Flying cars on the horizon as Google's Larry Page secretly invests $100m in Chitty Chitty Bang Bang future
The world of Chitty Chitty Bang Bang has moved a step closer as Google co-founder Larry Page is personally funding two companies developing flying cars, according to reports. Page is said to have invested more than $100m (£70m, €89m) of his own money into Zee.Aero and Kitty Hawk, both of which are working on personal air travel vehicles for consumers.
Bloomberg reports that Page has been privately funding Silicon Valley-based Zee.Aero since the company's inception in 2010, but demanded that his involvement in the company remained secret. Speculation has hovered over Alphabet's involvement in Zee.Aero since its launch, owing to the fact it's headquartered right next to Google's building in Mountain View. Sources close to Zee.Aero have now revealed to Bloomberg that the company doesn't belong to Alphabet, but Google's CEO himself.
Zee.Aero is said to have about 150 employees and has been testing its two of aerial vehicle prototypes at and airport hanger in Hollister, California. The company also has a manufacturing facility on Nasa's research centre in Mountain View. Page has invested more than $100m in Zee.Areo alone, sources told Bloomberg.

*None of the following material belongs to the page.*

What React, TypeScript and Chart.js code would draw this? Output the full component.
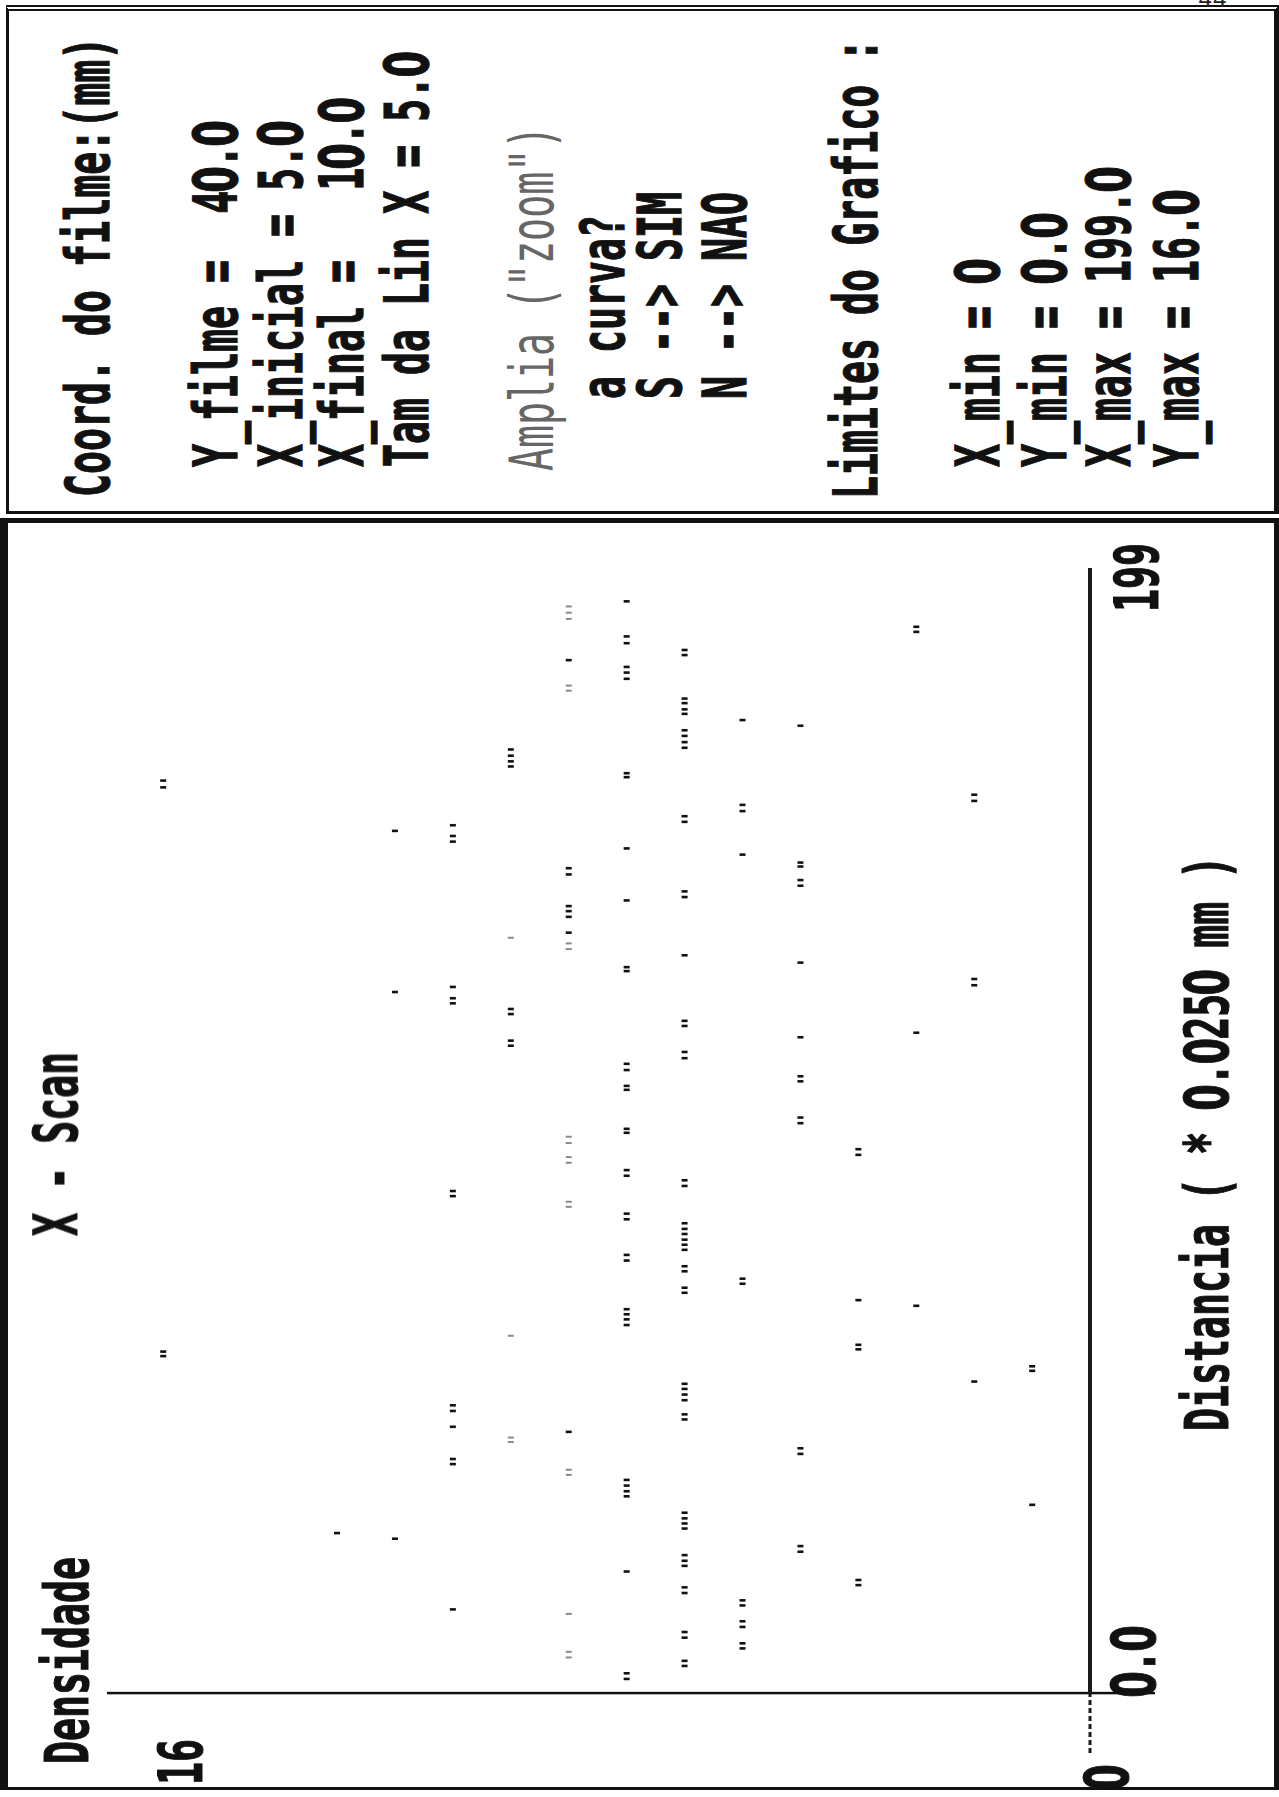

While there's no suggestion of what Zee.Aero's flying cars might look like, a patent filing with the US Patent and Trademark Office in 2013 described a concept for a vertical take off and landing (VTOL), drone-like flying car with "a safe, quiet, easy to control, efficient and compact aircraft configuration enabled through the combination of multiple vertical lift rotors, tandem wings and forward thrust propellers." This vehicle would be designed to fit into a standard car parking space and would be powered by electric motors.
Aiming high
Page's second company, named after the town where the Wright brothers carried out their first controlled flight, was founded in 2015. According to Bloomberg, Kitty Hawk is working on a competing flying car design and staff from the company are segregated from Zee.Aero employees. According to business filings made in 2015, the company is presided over by Sebastian Thrun, Google X founder and the man responsible for fostering the company's self-driving car program. Sadly, there's even less to go on regarding what Kitty Hawk is working at behind closed doors.
While flying cars still seem like an outlandish notion, it's starting to look like they are coming. Just this week, PAL-V Europe announced that its own two-man personal air and land vehicle would be with us in the next 2-3 years. Meanwhile several other companies including Terrafugia, AeroMovil and even Nasa are busy making personal air travel a reality.
When the chief executive of one of the biggest companies in the world starts throwing their money behind something, it's usually a good sign that whatever they're investing in holds promise - especially when it's their own money they're putting up. With that in mind, it may be time to stop thinking of flying cars as a fantastical notion and something we will actually begin to see in the not-too-distant-future.